(RECORDS PROVIDED)
####
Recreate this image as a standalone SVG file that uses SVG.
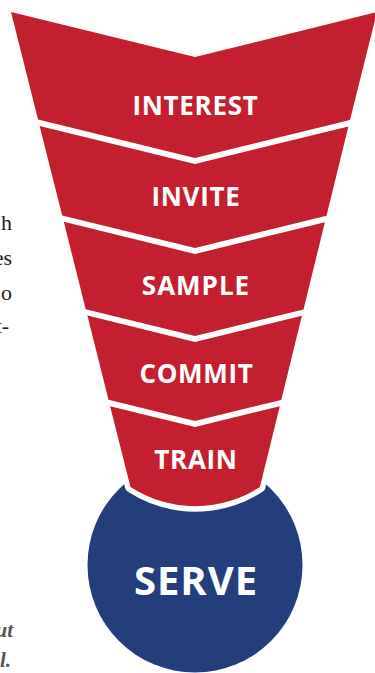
####
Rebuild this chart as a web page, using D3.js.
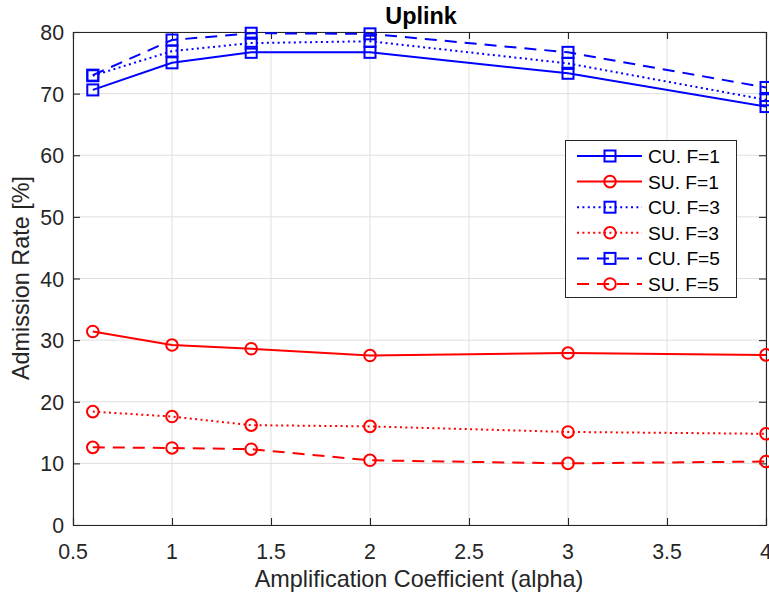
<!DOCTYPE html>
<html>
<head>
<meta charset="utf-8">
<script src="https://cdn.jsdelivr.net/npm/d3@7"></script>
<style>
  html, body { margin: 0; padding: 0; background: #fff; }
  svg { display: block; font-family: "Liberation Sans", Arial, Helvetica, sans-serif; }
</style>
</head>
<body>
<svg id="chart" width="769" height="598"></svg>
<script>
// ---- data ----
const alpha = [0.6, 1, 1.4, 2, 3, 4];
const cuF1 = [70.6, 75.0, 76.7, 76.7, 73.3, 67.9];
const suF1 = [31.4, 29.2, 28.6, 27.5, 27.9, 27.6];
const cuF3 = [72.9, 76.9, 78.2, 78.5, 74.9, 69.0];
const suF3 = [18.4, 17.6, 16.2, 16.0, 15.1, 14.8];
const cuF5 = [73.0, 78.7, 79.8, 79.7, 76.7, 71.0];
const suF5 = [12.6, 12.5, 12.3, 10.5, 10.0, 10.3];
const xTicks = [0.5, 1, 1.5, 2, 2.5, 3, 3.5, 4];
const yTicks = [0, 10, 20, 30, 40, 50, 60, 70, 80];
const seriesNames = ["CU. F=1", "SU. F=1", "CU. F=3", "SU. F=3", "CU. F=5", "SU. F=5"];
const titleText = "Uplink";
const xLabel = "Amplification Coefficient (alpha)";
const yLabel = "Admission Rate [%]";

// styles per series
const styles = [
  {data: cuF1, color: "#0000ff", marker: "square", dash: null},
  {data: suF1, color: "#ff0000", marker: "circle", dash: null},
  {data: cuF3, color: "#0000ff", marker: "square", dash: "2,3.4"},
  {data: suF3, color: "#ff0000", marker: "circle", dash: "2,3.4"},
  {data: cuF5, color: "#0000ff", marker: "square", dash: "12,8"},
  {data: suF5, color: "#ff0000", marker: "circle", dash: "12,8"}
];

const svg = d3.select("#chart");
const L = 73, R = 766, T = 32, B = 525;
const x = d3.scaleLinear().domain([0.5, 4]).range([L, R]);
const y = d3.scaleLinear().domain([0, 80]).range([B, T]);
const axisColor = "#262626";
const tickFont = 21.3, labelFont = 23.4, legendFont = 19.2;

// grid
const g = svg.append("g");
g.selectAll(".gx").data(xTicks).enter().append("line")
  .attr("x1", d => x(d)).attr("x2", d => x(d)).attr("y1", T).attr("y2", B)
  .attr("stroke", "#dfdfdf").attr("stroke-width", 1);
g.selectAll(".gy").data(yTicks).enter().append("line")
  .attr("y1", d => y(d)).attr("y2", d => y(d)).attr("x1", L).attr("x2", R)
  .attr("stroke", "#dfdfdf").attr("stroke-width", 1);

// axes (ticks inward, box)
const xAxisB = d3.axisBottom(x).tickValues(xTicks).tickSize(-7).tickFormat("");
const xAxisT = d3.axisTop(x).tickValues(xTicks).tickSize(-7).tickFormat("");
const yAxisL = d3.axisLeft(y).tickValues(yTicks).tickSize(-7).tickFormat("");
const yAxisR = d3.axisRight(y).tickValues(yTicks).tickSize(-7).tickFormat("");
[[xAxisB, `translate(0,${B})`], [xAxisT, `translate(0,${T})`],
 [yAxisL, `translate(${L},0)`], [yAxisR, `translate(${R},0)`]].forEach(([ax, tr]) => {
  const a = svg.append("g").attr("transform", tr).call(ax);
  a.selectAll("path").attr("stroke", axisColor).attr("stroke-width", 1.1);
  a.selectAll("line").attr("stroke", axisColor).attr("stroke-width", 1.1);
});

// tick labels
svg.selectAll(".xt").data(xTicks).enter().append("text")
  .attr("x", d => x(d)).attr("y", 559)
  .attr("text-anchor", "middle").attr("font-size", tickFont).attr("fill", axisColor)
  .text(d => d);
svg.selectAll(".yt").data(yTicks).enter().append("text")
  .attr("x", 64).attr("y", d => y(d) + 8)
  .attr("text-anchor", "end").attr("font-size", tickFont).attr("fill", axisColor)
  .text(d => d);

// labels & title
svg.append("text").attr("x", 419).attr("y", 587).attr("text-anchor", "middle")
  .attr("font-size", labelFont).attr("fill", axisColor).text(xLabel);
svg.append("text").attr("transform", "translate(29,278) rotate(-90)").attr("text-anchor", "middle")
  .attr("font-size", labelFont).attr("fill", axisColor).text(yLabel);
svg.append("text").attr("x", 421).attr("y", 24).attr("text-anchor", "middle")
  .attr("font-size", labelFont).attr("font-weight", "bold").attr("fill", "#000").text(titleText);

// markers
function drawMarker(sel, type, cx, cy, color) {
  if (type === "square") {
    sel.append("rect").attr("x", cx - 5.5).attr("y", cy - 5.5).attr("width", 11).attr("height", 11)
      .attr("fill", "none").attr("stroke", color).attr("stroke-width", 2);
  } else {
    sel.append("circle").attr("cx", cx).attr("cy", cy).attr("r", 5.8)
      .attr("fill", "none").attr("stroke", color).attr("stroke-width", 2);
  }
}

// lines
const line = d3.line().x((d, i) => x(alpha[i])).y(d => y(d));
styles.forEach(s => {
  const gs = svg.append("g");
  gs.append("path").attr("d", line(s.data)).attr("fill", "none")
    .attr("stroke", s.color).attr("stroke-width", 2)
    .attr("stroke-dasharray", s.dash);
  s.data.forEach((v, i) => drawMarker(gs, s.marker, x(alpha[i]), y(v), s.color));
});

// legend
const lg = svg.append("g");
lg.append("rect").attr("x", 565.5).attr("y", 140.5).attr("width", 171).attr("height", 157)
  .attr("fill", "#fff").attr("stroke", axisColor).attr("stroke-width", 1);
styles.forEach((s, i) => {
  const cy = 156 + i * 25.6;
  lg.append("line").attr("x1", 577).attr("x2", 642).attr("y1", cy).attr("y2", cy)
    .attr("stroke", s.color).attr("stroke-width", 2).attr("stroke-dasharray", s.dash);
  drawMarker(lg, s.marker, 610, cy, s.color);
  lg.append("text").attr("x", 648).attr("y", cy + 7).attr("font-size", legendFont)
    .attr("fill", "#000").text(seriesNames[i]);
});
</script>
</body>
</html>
####
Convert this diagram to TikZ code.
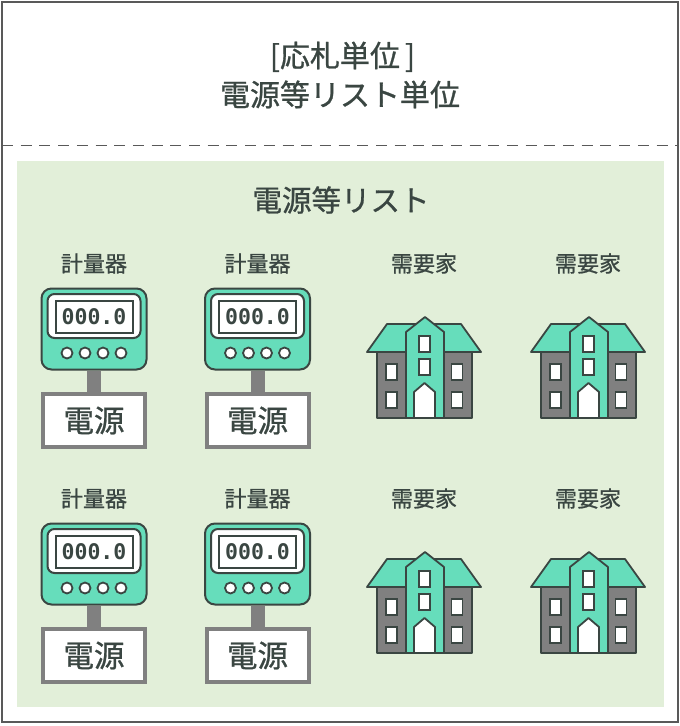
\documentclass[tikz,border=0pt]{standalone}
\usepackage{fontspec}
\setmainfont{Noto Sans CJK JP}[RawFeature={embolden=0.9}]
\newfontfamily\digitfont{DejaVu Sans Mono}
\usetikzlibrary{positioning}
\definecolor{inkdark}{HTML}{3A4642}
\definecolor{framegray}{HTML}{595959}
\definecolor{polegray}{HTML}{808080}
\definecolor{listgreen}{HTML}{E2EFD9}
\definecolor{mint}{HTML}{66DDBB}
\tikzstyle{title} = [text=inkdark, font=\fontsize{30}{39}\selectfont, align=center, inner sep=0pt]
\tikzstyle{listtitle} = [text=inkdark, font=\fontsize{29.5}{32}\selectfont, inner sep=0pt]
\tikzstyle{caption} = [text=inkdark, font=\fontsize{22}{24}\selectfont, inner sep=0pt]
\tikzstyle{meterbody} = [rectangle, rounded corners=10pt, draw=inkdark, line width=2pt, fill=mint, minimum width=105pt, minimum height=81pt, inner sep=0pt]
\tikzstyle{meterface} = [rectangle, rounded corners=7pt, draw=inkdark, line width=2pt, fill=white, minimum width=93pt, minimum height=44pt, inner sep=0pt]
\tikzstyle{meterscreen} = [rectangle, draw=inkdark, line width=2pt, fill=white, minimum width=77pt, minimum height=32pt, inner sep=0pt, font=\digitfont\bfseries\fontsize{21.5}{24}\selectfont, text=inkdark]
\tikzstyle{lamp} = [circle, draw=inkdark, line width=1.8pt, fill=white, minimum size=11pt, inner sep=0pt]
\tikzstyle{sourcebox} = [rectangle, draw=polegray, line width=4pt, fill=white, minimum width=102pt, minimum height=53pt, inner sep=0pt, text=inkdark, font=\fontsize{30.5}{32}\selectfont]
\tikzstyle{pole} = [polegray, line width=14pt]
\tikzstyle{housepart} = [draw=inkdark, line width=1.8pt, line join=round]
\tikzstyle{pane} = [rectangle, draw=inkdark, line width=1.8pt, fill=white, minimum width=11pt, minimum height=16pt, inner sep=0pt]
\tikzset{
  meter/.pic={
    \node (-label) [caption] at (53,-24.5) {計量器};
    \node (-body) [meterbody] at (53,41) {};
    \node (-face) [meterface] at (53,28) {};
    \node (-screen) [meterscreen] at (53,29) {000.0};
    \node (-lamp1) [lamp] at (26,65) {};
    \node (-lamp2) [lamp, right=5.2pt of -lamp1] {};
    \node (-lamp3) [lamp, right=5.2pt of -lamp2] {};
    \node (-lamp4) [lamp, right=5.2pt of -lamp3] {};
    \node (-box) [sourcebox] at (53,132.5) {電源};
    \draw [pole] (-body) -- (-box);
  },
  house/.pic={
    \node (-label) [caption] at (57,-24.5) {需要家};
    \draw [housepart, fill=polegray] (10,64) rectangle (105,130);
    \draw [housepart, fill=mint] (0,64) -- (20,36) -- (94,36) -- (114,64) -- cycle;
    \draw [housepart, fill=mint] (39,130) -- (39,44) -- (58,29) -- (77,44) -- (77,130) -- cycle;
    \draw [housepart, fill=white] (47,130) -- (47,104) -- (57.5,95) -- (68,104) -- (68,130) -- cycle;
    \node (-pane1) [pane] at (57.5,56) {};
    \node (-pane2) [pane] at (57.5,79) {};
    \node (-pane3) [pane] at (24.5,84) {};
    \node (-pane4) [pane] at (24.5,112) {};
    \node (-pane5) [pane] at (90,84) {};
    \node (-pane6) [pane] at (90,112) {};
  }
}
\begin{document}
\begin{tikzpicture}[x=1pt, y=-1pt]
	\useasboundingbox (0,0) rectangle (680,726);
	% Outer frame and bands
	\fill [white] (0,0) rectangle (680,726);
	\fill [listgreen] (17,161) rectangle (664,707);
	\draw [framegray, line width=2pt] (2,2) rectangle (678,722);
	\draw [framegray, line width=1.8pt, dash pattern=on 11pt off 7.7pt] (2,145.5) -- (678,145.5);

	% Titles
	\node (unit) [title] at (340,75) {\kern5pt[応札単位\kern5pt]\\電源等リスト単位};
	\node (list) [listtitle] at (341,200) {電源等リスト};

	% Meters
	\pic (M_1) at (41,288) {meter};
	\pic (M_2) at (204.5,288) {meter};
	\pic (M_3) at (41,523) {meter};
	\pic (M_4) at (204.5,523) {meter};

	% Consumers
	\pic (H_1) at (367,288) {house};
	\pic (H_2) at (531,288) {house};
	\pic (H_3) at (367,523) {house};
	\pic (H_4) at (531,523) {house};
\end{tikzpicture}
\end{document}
####
(JOB)
Pull out each line of the listing that holds the string "this".

(FINAL RESULT)
Recreate this image as a standalone SVG file that uses SVG.
Rebuild this chart as a web page, using D3.js.
Convert this diagram to TikZ code.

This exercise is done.